20th November 2015

The End for Black Friday?

What a difference 12 months make.

It was only last year that Black Friday really took hold in the UK. Online and high street retailers promised us big savings across their product ranges, prompting apocalyptic scenes of overcrowded aisles and brawls over flat-screen TVs.

This November though, with the likes of John Lewis and Argos announcing that they are shunning the US sales phenomenon, as well as Asda – one of the brands responsible for bringing it to the UK five years ago – it looks like it could very well be the end for Black Friday.

But, with UK shoppers spending £1 million every three minutes on Black Friday in 2014, why have so many major retail brands decided not to participate this year?

Well, store traffic may have jumped 23 per cent and retailers may have pocketed a total of £800 million on the day itself, but the effects on the rest of the festive shopping period were not so positive. December sales grew just one per cent on 2013 – the weakest since 2008. It seems that, rather than being a money-spinner for retailers, Black Friday may well have suppressed consumption in what is normally the biggest shopping month of the year.

In fact, many commentators argue that, rather than increasing the number of purchases, Black Friday simply concentrates them into one hectic day. This can be immensely costly for businesses to manage, with many having to recruit more team members to staff the tills and watch the doors, as well as shutting their stores early in the days before to put enhanced security measures in place. Add to this sum the enormous discounts that have to be offered to compete on the day as well, and it becomes clear that Black Friday takes quite a bite out of retailers’ profits.

In addition to understanding the financial costs of Black Friday preparations, more and more retailers are coming to terms with the toll taken on the wellbeing of their team members. Handling so many customers in such a short space of time and working such long hours before, during and after the event, all conspire to increase stress levels in employees – not good for their health or their satisfaction at work.

On top of all this though, is a realisation of the impact on consumer behaviour of promoting a one-off sales extravaganza. Perhaps dreading the crowds and aggressiveness of fellow bargain-hunters, some 90 per cent of shoppers stayed home last year to shop online instead. This meant online retailers, like Amazon, benefited from custom that would, under normal circumstances, have gone to high-street shops already struggling to compete with the internet (although internet shoppers’ tales of late deliveries may well have provided traditional retailers with a crumb of comfort).

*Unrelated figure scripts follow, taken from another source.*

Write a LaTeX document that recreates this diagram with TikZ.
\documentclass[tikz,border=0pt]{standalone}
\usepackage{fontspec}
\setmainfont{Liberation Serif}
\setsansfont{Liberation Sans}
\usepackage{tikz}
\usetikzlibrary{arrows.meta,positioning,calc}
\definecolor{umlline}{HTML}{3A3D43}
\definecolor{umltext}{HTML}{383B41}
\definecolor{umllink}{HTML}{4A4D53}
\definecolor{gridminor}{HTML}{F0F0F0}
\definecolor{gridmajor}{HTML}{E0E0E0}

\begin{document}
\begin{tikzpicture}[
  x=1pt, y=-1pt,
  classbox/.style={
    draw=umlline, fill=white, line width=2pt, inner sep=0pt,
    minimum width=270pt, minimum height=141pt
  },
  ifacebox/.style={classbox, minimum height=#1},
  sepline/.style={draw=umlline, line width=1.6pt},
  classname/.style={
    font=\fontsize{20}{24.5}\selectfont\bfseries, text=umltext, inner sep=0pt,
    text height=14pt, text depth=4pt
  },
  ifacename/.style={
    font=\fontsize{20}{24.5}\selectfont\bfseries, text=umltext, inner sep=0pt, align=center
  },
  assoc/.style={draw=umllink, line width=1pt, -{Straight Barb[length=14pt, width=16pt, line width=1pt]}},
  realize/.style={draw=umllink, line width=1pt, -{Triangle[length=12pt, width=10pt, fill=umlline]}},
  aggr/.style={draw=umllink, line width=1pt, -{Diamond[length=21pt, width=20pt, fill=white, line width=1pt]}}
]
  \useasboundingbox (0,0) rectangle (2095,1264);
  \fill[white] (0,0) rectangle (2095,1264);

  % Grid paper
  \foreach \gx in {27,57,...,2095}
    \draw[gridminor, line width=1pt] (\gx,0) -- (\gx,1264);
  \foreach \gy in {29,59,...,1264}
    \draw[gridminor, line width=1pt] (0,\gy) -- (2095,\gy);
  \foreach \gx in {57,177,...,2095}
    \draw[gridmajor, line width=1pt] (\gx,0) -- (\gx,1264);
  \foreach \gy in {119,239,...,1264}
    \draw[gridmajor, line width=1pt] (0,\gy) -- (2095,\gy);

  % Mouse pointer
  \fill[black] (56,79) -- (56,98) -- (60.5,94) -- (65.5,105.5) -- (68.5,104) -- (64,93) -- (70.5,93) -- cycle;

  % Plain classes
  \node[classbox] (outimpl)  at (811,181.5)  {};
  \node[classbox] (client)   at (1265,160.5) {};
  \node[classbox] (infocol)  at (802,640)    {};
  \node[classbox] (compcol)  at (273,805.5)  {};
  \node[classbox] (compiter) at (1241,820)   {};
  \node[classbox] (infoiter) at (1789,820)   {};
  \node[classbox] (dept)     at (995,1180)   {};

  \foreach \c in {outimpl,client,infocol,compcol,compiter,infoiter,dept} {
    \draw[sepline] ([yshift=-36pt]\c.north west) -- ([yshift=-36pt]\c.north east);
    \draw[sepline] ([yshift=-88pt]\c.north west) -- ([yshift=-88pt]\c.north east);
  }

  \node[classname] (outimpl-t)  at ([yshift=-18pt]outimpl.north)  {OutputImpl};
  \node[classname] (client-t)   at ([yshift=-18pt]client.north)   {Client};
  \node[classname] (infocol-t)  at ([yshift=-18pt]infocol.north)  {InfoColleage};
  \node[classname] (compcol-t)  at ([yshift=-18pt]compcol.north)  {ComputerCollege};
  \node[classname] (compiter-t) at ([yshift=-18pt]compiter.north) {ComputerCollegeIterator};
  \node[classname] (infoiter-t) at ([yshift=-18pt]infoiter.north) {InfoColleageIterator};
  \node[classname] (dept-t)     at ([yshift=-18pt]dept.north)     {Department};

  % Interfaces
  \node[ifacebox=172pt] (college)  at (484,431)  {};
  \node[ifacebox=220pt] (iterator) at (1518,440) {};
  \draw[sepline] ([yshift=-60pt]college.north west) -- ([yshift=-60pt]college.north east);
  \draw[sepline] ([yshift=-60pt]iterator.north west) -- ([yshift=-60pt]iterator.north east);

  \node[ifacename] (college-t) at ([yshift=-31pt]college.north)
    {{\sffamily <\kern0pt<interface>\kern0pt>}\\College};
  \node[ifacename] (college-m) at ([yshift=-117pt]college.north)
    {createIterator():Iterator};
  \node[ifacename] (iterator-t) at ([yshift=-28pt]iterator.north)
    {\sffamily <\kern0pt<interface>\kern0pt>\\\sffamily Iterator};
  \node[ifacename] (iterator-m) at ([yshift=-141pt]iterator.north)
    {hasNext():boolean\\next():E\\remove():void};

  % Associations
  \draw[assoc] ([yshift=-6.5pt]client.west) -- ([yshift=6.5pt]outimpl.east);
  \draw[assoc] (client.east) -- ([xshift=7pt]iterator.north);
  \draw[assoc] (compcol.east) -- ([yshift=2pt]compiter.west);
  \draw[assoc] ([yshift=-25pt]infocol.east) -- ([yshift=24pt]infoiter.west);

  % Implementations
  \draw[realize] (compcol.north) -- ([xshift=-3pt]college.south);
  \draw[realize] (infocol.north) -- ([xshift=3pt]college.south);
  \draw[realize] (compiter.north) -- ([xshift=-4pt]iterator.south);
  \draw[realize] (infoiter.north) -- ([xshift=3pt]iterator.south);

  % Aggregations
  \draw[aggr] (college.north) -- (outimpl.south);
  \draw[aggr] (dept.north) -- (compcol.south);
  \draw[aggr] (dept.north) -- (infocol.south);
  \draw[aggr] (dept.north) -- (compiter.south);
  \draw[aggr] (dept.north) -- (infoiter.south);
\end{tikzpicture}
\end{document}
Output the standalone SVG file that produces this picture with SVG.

Despite these drawbacks, it is highly unlikely that, now it has built momentum, the Black Friday juggernaut will be stopped but, to me, it is clear why Argos and its fellows are right to try. Wild scenes in shops and reports of botched deliveries are hardly a ringing endorsement, and merely serve to tarnish the image of the stores involved – especially premium brands, like John Lewis. Ultimately, they have the potential to put consumers off engaging in Black Friday either on the high street or in the digital space.

Argos, John Lewis and its fellows are taking a bold and empowering step in shunning this particular sales event. By swimming against the tide, they not only ensure they stand out against their competitors, they also demonstrate a confidence in their products and their pricing that will chime with consumers looking for the latest quality goods to spend their hard-earned cash on, rather than end-of-line items.

Moreover, by spreading their discounts over the entire Christmas and New-Year period, these retailers can ensure their consumers don’t end up with shopping fatigue. They can make sure their customers keep coming back to their shops over the festive season, relieving the pressure on their stores and staff, as well as encouraging them to spend more than they perhaps would in a one-off hectic visit.